I was about 7000' up. The peak tops out at about 11000'.

Keith

http://www.spiritone.com/~kclark/

http://www.spiritone.com/~kclark/snapshots/Keith_at_Glacier.JPG

-- Keith Clark (ClarkPhotography@spiritone.com), August 20, 1998

Answers

Keith,

My first impression was, "Yes, kinda majestic but there's some dead space there". So I did a recropping of it to pull it in. Try cropping about 45 pixels off the left side and cutoff the bottom just above your copyright. This "tighter" format is better. The rock ledge sticking out of the snow on the left becomes a more prominent diagonal. The slighly clipped rocks on the bottom like those on the right side, help to frame it better. Things that would have improved it might have been a UV filter (might help to make the rocks at the top of the mountain less blue) and perhaps even a polarizing filter to darken the blue sky. Still a lovely shot.

-- Paul Lenson (lenson@pci.on.ca), August 20, 1998.


Paul stole the important comments;)

There really is a significant blue cast in the slopes around the peak. The whites and darker shades at the bottom are much cleaner. Looks like it might need an 81b, or stronger, warming filter. Due to the thin atmosphere at higher elevations, stronger warming filters are necessary to offset the stronger UV. 81a is usually good up to about 5000'.
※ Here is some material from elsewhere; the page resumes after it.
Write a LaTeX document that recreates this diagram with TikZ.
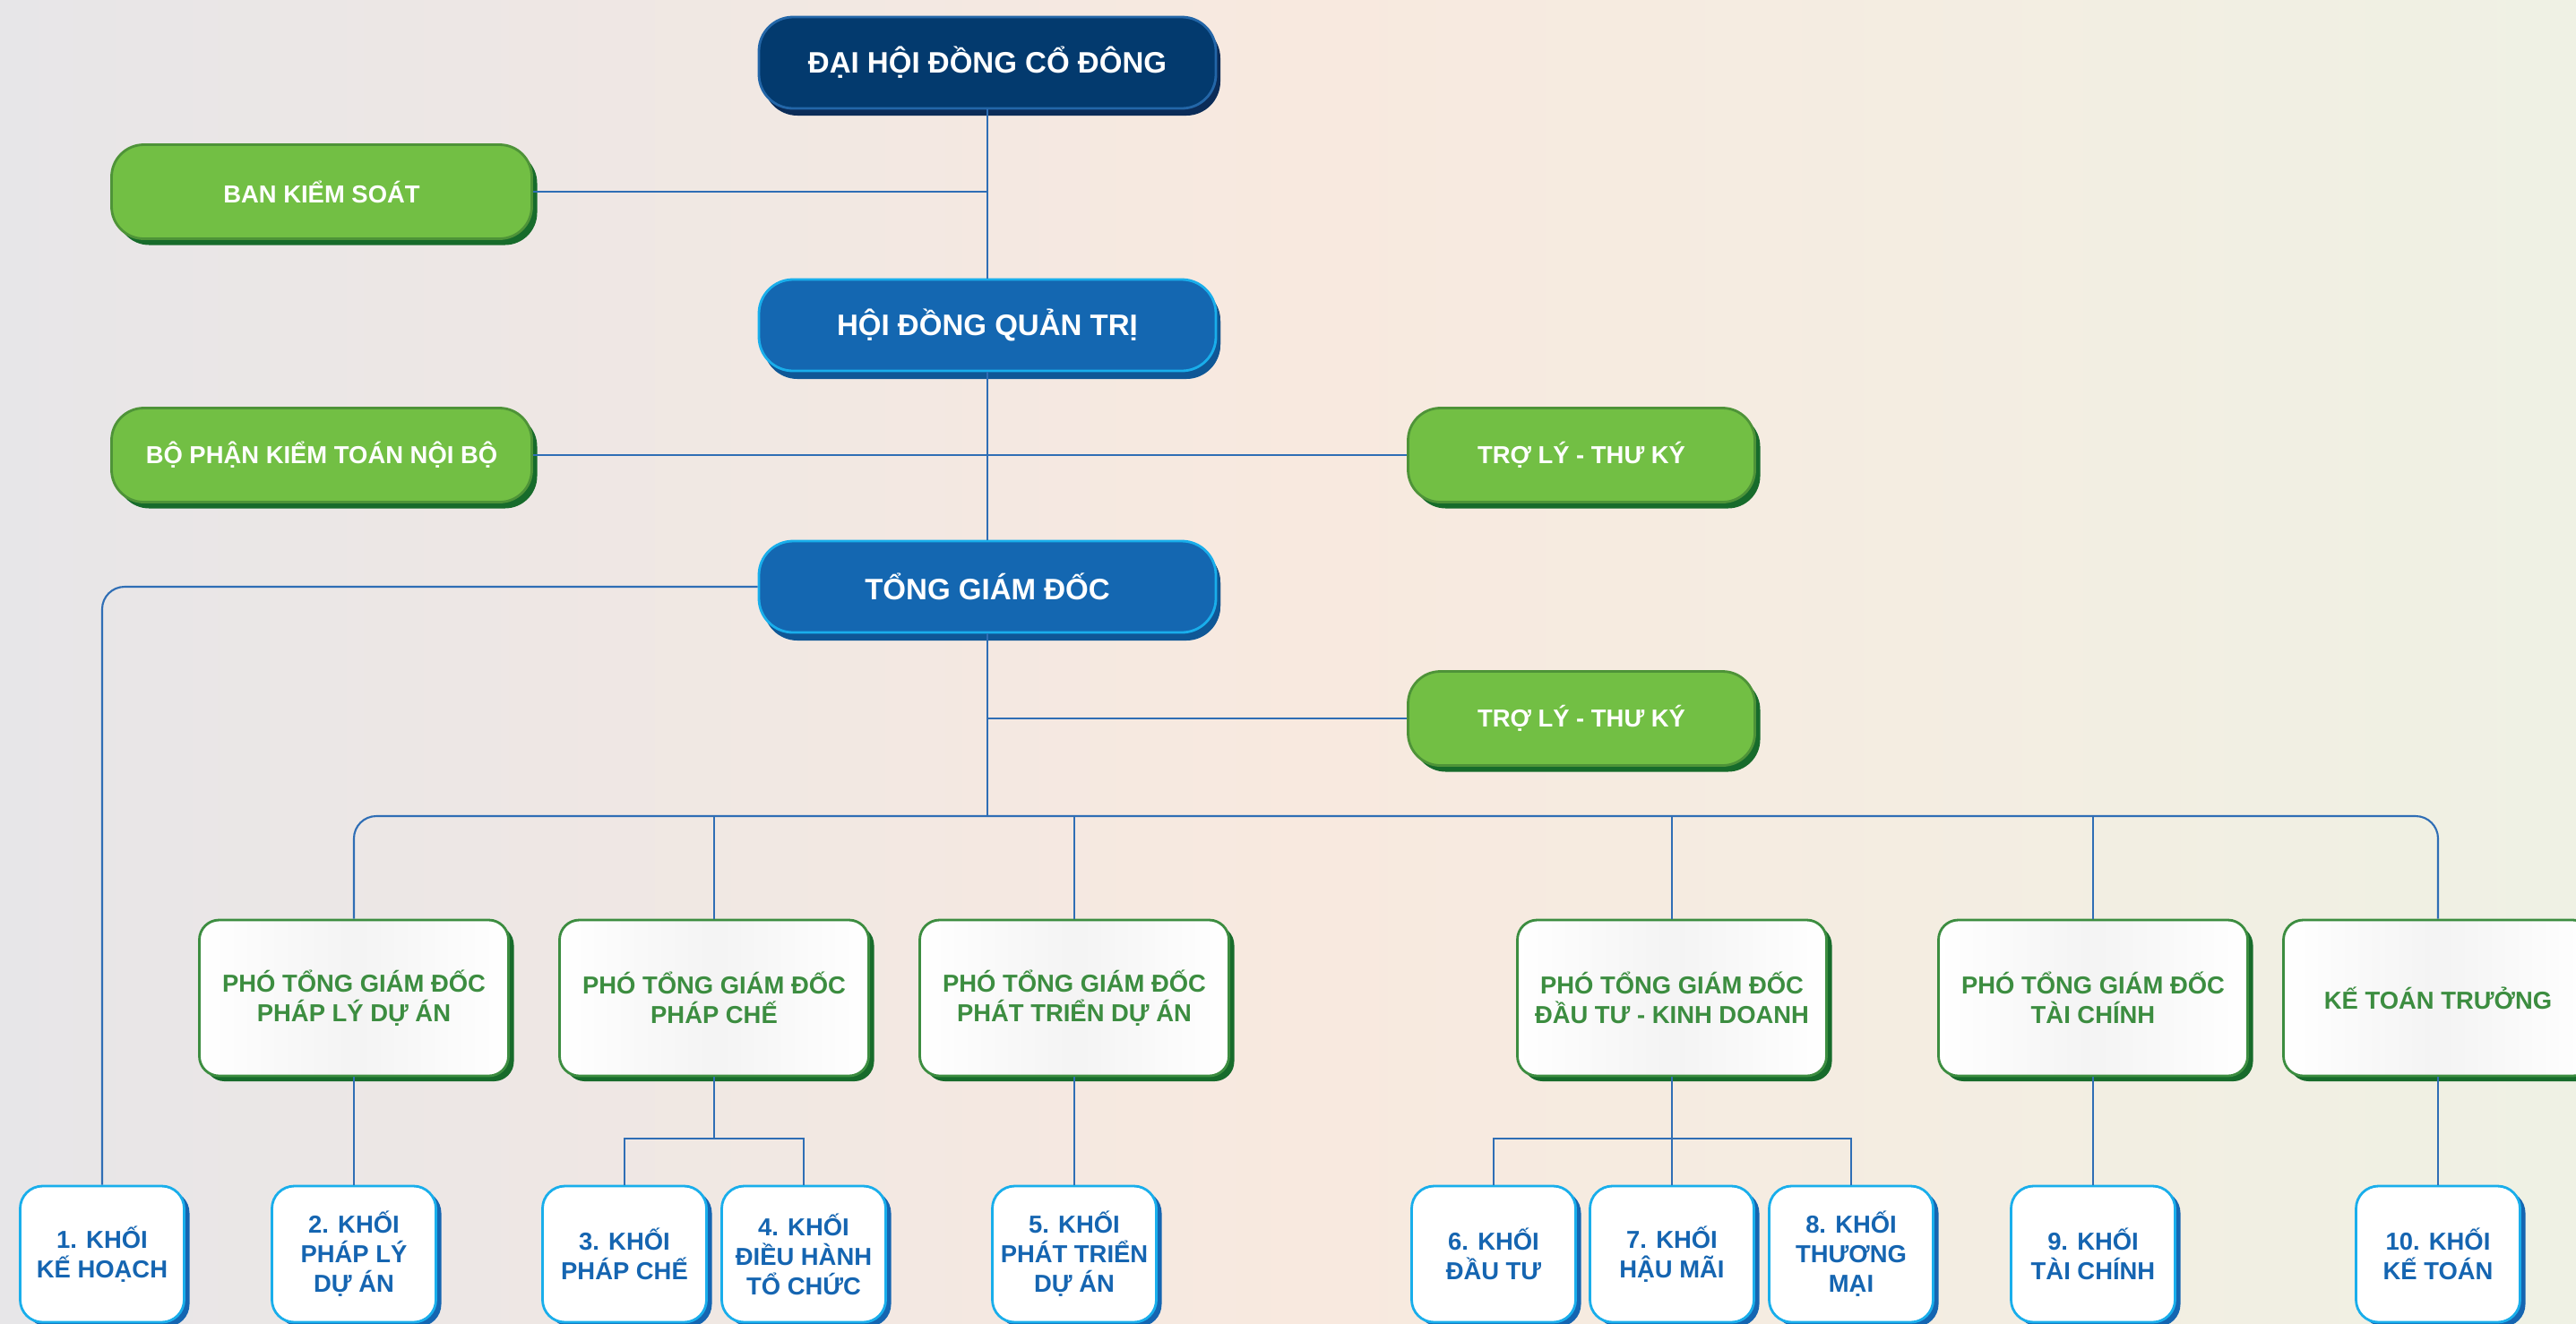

Seems like you may have been shooting faster than 1/30 @ f/16 unless you were using Real slow film. I'm not sure Sunny 16 could handle the brightness of the sun at 10000' reflected off the snow and ice.

Impressive image.

-- Joe Boyd (boydjw@traveller.com), August 20, 1998.


Based on the shawdows you are shooting mostly into the sun. The colors would look more brillient, less washed out at a different time of the day. Additionally, you weren't blessed with dramitic clouds, and the ones that you do have merge with the mountain. A polorizer might have helped but would have more of an effect if the sun was more to the side.